Bei der Erschließung der sprachbildenden Potenziale, die die neuen Lehr-Lern-Konstellationen mit sich bringen, ist die zunehmende Tendenz erkennbar, die Debatte um das Sprachenlernen im Beruf an den Diskurs um die Professionalisierung der betrieblichen bzw. ehrenamtlichen Akteure anzuschließen. Da sie die Qualität des (sprachbildenden) Ausbildungsprozesses mitbestimmen und die selbstständigen Lernprozesse von (angehenden) Auszubildenden unterstützen (vgl. Kap. 4.1; Kap. 4.2), erweist sich die Frage nach ihrem pädagogischen Kompetenzprofil als bedeutend.

Ein Blick in die Literatur zeigt, dass das pädagogische Handeln des Berufsbildungspersonals durch ein Konglomerat von Professionswissen, Selbstregulation, motivationalen Orientierungen und Überzeugungen (auch unter dem Begriff „beliefs“ bekannt) gesteuert wird. Seit den 80er Jahren wird die Frage nach der Bedeutung der Überzeugungen von Ausbildern für die Ausbildungsqualität unter unterschiedlichen Schwerpunktsetzungen diskutiert (vgl. Kap. 5.1.4). Dabei hat sich die handlungsleitende Rolle der Überzeugungen im Unterschied zum Stellenwert des berufs- und arbeitspädagogischen Wissens bei der Gestaltung des Ausbildungsprozesses als ein gemeinsamer Bezugspunkt der meisten Forschungsarbeiten herausgestellt (vgl. Kap. 5.1.4). Die Überzeugungen werden als wichtiger Wahrnehmungsfilter angesehen, der die Denkweise des Berufsbildungspersonals beeinflussen und ihr Handeln mitbestimmen kann.

Angesichts der bedeutenden Rolle der Ausbilder im betrieblichen und ehrenamtlichen Kontext kann man vermuten, dass Forschungsarbeiten zum Kompetenzprofil dieser Personengruppe nur wenig Neues zutage fördern können. Es zeigt sich allerdings, dass die jeweiligen Facetten ihrer Überzeugungen trotz langer Forschungstradition nur selten im Detail bestimmt wurden. Während die Ausbildereignungsverordnung zum Teil die Inhalte des berufs- und arbeitspädagogischen Wissens vorgibt und das Eignungsprofil von Ausbildern anhand von Kompetenzen beschreibt (vgl. Kap. 4.1.1), erweist sich der Stand der Forschung zu Überzeugungen von Ausbildern als defizitärer Bereich mit verschiedenen Erkenntnislücken in Bezug auf ihre allgemeine und gegenstandsspezifische Konzeptualisierung (vgl. Kap. 5.1.4).

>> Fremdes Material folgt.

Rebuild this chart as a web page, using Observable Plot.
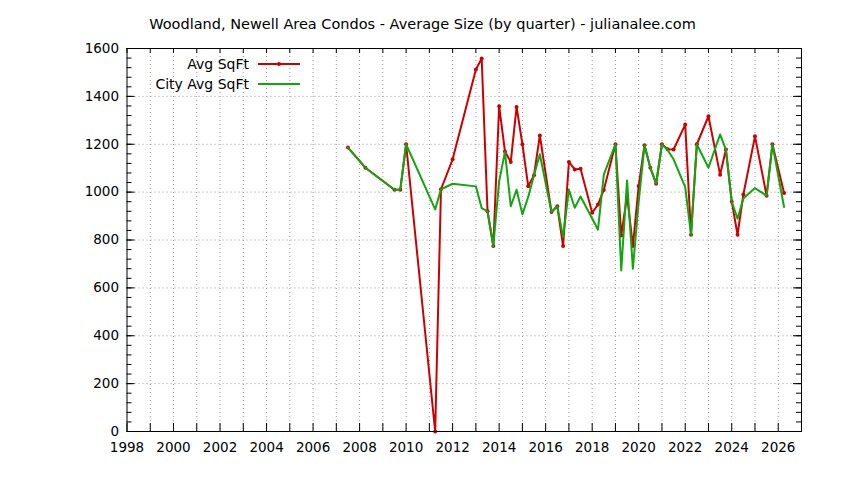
<!DOCTYPE html>
<html>
<head>
<meta charset="utf-8">
<script src="https://cdn.jsdelivr.net/npm/d3@7"></script>
<script src="https://cdn.jsdelivr.net/npm/@observablehq/plot@0.6"></script>
<style>
  html, body { margin: 0; padding: 0; background: #fff; }
  #chart { width: 844px; height: 480px; }
</style>
</head>
<body>
<div id="chart"></div>
<script>
const title = "Woodland, Newell Area Condos - Average Size (by quarter) - julianalee.com";
const seriesNames = ["Avg SqFt", "City Avg SqFt"];

const quarters = [
  2007.5, 2008.25, 2009.5, 2009.75, 2010.0, 2011.25, 2011.5, 2012.0, 2013.0, 2013.25,
  2013.5, 2013.75, 2014.0, 2014.25, 2014.5, 2014.75, 2015.0, 2015.25, 2015.5, 2015.75,
  2016.25, 2016.5, 2016.75, 2017.0, 2017.25, 2017.5, 2018.0, 2018.25, 2018.5, 2019.0,
  2019.25, 2019.5, 2019.75, 2020.0, 2020.25, 2020.5, 2020.75, 2021.0, 2021.25, 2021.5,
  2022.0, 2022.25, 2022.5, 2023.0, 2023.5, 2023.75, 2024.0, 2024.25, 2024.5, 2025.0,
  2025.5, 2025.75, 2026.25
];
const avgSqft = [
  1186, 1102, 1010, 1010, 1200, 0, 1012, 1137, 1512, 1558,
  920, 775, 1359, 1170, 1126, 1356, 1200, 1025, 1071, 1237,
  917, 941, 775, 1126, 1095, 1098, 914, 948, 1009, 1200,
  819, 984, 775, 1026, 1196, 1102, 1035, 1200, 1179, 1178,
  1282, 822, 1200, 1317, 1073, 1178, 960, 822, 990, 1233,
  985, 1200, 996
];
const cityAvgSqft = [
  1186, 1102, 1010, 1010, 1200, 928, 1012, 1035, 1024, 933,
  920, 775, 1045, 1168, 941, 1010, 907, 980, 1071, 1158,
  917, 941, 812, 1010, 935, 982, 890, 843, 1073, 1200,
  673, 1049, 680, 960, 1196, 1102, 1035, 1200, 1175, 1137,
  1021, 822, 1200, 1102, 1241, 1178, 960, 889, 973, 1017,
  985, 1200, 938
];

const xTickYears = d3.range(1998, 2027, 1);
const xLabelYears = d3.range(1998, 2027, 2);
const yMajor = d3.range(0, 1601, 200);
const yMinor = d3.range(0, 1601, 40);

const red = "#cc0000";
const green = "#11a611";

const rows = quarters.map((q, i) => ({q, avg: avgSqft[i], city: cityAvgSqft[i]}));

const W = 844, H = 480;
const mL = 126.5, mR = 43, mT = 48, mB = 49;
const plotH = H - mT - mB;
const plotW = W - mL - mR;

const chart = Plot.plot({
  width: W,
  height: H,
  marginLeft: mL,
  marginRight: mR,
  marginTop: mT,
  marginBottom: mB,
  style: {fontFamily: "DejaVu Sans", fontSize: "13px", color: "#000", background: "#fff"},
  x: {domain: [1998, 2027], axis: null},
  y: {domain: [0, 1600], axis: null},
  marks: [
    // grid
    Plot.ruleX(xTickYears.filter(d => d > 1998), {x: d => d, stroke: "#999", strokeWidth: 1, strokeDasharray: "1,3"}),
    Plot.ruleY(yMajor.filter(d => d > 0 && d < 1600), {y: d => d, stroke: "#999", strokeWidth: 1, strokeDasharray: "1,3"}),
    // ticks (inward)
    Plot.ruleX(xTickYears, {x: d => d, insetTop: plotH - 8, stroke: "#000"}),
    Plot.ruleX(xTickYears, {x: d => d, insetBottom: plotH - 5, stroke: "#000"}),
    Plot.ruleY(yMinor, {y: d => d, insetRight: plotW - 5, stroke: "#000"}),
    Plot.ruleY(yMajor, {y: d => d, insetRight: plotW - 8, stroke: "#000"}),
    Plot.ruleY(yMinor, {y: d => d, insetLeft: plotW - 5, stroke: "#000"}),
    Plot.ruleY(yMajor, {y: d => d, insetLeft: plotW - 8, stroke: "#000"}),
    // tick labels
    Plot.axisX({ticks: xLabelYears, tickSize: 0, tickPadding: 11, tickFormat: d => String(d), label: null, fontSize: 13.5}),
    Plot.axisY({ticks: yMajor, tickSize: 0, tickPadding: 8, tickFormat: d => String(d), label: null, fontSize: 13.5}),
    // data
    Plot.line(rows, {x: "q", y: "avg", stroke: red, strokeWidth: 2}),
    Plot.dot(rows, {x: "q", y: "avg", r: 2, fill: red, stroke: null}),
    Plot.line(rows, {x: "q", y: "city", stroke: green, strokeWidth: 2}),
    Plot.frame({stroke: "#000", strokeWidth: 1}),
    // title
    Plot.text([title], {frameAnchor: "top", dx: W / 2 - (mL + plotW / 2), dy: -30, fontSize: 14.5, fill: "#000"})
  ]
});

// legend (decoration, inside top-left of frame)
const svg = d3.select(chart);
const lg = svg.append("g").attr("font-family", "DejaVu Sans").attr("font-size", 14);
const legendItems = [{name: seriesNames[0], color: red, dot: true}, {name: seriesNames[1], color: green, dot: false}];
legendItems.forEach((it, i) => {
  const yy = 64 + i * 20;
  lg.append("text").attr("x", 249).attr("y", yy).attr("dy", "0.35em").attr("text-anchor", "end").attr("fill", "#000").text(it.name);
  lg.append("line").attr("x1", 258).attr("x2", 300).attr("y1", yy).attr("y2", yy).attr("stroke", it.color).attr("stroke-width", 2);
  if (it.dot) lg.append("circle").attr("cx", 279).attr("cy", yy).attr("r", 2).attr("fill", it.color);
});

document.getElementById("chart").appendChild(chart);
</script>
</body>
</html>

In den letzten zehn Jahren wurden mehrere Untersuchungen durchgeführt, die Einblicke in das Überzeugungssystem der Ausbilder bzgl. des Themas „Sprachkompetenz“ ermöglichen (vgl. Kap. 5.2.3). Sie heben zwar den Stellenwert der Überzeugungen zu Sprachbildung im Ausbildungsprozess hervor, konzentrieren sich aber vornehmlich auf die Erfassung von Teilaspekten der Überzeugungen zu sprachlich-kommunikativen Anforderungen oder zum unterrichtlichen Handeln (vgl. Kap. 5.2.3) und bieten keine Ausdifferenzierung ihrer Struktur an. Während die professionellen Überzeugungen von Lehrkräften besonders im Hinblick auf das Sprachenlernen intensiv erforscht worden sind (vgl. Kap. 5.1.3 und Kap. 5.2.2), gibt es einen Nachholbedarf an empirischer Forschung bzgl. der Überzeugungsmuster von Ausbildern im betrieblichen Ausbildungskontext.

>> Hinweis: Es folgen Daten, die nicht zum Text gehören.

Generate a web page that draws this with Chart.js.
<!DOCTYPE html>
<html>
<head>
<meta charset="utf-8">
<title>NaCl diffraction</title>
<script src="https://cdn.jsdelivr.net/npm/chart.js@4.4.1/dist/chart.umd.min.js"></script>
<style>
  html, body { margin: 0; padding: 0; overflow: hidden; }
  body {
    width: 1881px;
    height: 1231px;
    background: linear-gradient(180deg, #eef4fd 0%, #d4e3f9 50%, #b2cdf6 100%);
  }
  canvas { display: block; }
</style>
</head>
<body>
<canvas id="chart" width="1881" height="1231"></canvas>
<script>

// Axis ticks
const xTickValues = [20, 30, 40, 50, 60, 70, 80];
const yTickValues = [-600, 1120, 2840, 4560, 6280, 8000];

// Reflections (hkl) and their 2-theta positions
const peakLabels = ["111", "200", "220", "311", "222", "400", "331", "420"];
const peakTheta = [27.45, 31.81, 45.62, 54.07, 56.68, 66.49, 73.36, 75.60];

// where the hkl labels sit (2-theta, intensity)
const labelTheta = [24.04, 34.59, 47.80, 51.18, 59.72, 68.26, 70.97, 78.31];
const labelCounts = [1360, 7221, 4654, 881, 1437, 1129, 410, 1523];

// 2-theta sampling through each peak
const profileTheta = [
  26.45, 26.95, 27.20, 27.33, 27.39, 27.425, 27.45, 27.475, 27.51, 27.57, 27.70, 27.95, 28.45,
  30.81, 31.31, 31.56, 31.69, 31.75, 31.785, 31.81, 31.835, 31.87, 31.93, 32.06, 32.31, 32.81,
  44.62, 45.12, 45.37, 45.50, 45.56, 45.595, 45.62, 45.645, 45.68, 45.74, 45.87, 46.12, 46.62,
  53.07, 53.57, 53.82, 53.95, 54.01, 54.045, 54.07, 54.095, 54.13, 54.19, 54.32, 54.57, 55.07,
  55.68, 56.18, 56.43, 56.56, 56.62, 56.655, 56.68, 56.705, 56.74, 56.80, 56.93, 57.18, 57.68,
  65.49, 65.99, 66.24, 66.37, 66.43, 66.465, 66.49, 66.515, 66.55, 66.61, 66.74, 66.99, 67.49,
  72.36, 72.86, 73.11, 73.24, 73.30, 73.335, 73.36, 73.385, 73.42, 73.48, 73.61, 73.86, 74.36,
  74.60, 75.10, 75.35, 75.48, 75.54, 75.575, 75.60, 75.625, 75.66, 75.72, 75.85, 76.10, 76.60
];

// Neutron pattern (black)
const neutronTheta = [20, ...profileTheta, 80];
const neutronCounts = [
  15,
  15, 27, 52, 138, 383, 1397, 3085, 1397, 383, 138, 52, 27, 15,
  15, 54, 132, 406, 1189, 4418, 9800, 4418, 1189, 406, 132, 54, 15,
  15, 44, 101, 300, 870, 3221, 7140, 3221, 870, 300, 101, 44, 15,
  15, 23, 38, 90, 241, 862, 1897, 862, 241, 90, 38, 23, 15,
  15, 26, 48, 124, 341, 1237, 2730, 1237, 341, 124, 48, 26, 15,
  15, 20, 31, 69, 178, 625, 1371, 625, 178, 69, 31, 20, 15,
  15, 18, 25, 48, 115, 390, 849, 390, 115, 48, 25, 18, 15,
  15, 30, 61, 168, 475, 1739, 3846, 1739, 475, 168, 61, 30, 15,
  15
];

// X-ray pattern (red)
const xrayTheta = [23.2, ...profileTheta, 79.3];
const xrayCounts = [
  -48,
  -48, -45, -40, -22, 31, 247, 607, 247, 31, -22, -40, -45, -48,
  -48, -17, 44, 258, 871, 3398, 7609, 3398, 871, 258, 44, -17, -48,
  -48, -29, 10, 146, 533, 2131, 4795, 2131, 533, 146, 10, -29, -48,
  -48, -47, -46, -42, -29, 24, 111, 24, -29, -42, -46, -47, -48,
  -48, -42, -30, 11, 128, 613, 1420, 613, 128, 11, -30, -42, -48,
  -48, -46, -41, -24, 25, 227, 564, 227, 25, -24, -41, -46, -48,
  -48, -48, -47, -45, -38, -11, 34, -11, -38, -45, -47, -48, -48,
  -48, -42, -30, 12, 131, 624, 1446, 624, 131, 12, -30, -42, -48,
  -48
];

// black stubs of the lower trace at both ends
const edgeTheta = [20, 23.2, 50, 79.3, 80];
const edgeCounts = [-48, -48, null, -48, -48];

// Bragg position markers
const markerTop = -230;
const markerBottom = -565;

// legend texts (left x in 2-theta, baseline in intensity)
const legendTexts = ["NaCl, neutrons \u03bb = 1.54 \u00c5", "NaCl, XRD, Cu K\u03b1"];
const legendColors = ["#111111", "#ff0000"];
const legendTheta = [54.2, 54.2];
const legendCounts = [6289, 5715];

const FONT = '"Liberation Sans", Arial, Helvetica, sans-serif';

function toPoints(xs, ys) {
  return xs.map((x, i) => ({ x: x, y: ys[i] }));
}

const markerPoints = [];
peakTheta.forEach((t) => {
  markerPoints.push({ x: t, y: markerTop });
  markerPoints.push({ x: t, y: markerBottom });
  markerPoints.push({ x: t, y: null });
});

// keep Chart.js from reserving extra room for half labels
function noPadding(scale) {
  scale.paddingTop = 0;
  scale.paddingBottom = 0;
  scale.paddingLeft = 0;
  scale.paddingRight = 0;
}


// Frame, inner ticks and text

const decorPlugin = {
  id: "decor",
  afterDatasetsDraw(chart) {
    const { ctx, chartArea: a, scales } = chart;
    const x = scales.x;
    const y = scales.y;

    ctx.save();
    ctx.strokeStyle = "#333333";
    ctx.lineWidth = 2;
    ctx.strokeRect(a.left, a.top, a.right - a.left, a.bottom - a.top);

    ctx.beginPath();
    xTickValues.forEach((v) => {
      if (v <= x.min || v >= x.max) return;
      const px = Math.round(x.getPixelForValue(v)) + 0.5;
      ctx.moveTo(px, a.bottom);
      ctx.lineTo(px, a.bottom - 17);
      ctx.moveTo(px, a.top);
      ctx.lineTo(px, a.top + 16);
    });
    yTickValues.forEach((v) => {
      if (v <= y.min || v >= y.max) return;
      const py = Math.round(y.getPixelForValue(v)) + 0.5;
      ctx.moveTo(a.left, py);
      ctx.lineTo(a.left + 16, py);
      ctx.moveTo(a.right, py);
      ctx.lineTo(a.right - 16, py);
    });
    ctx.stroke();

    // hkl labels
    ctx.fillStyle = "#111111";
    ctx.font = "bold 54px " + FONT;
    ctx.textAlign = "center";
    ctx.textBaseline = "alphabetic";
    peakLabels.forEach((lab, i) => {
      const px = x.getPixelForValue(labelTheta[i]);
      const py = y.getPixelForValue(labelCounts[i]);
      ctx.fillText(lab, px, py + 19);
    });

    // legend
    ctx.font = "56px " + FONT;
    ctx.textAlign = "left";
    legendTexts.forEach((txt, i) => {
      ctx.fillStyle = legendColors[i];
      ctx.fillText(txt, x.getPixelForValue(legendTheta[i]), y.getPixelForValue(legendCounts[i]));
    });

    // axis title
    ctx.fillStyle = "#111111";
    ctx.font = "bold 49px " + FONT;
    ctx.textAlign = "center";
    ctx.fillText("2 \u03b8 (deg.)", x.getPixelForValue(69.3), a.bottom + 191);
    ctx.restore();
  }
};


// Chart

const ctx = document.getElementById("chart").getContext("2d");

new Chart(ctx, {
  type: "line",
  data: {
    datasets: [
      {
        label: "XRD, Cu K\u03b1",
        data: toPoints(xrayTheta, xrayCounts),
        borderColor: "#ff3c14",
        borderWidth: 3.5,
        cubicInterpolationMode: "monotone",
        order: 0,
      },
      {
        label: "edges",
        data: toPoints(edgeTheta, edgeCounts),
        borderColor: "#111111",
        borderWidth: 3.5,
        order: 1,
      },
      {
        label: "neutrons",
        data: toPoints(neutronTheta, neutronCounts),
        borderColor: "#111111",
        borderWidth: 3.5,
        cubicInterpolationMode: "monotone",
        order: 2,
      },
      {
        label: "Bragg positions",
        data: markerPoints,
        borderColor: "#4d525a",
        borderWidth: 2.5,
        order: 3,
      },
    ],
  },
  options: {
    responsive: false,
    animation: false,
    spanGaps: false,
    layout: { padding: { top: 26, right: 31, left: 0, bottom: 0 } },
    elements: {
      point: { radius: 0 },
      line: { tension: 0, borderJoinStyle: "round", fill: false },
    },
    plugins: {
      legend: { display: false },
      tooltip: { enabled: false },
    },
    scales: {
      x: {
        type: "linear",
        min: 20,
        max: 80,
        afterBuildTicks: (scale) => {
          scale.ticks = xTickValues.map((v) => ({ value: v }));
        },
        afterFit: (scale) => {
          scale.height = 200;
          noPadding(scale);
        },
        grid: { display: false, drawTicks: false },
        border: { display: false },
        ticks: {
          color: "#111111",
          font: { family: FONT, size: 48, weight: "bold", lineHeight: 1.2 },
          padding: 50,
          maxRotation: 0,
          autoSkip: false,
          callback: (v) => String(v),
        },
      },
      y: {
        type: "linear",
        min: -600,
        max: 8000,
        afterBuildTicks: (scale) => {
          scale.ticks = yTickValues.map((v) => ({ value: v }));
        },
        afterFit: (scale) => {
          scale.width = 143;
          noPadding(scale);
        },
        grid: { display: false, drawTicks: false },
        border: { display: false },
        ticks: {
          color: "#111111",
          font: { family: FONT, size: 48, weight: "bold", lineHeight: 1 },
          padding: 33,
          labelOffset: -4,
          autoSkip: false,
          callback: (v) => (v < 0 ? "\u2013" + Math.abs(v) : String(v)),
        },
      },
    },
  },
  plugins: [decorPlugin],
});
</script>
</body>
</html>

Darüber hinaus wurde die Tatsache, dass Ausbilder, die über die berufs- und arbeitspädagogische Eignung verfügen und im betrieblichen Kontext Ausbildungsprozesse begleiten, auch als Ehrenamtliche fungieren und bspw. in der Form von Ausbildungspaten (angehende) Auszubildende unterstützen können, in der wissenschaftlichen Debatte um Überzeugungen des Berufsbildungspersonals bisher nahezu ausgespart. Die wissenschaftliche Diskussion wird zwar durch Maßnahmen zur Stärkung der Kompetenzen der Ehrenamtlichen und zur Intensivierung der Zusammenarbeit von haupt- und ehrenamtlichen Akteuren gekennzeichnet. Inwieweit aber hauptamtliche Ausbilder und ehrenamtliche Ausbildungspaten die gleichen Überzeugungsmuster vertreten, ist bislang weitgehend unerforscht. Somit steht ein Vergleich von Überzeugungen noch aus, der Rückschlüsse auf vorhandene Zusammenhänge bzgl. des Kompetenzprofils von haupt- und ehrenamtlichen Akteuren und deren pädagogische Professionalisierung zulassen könnte.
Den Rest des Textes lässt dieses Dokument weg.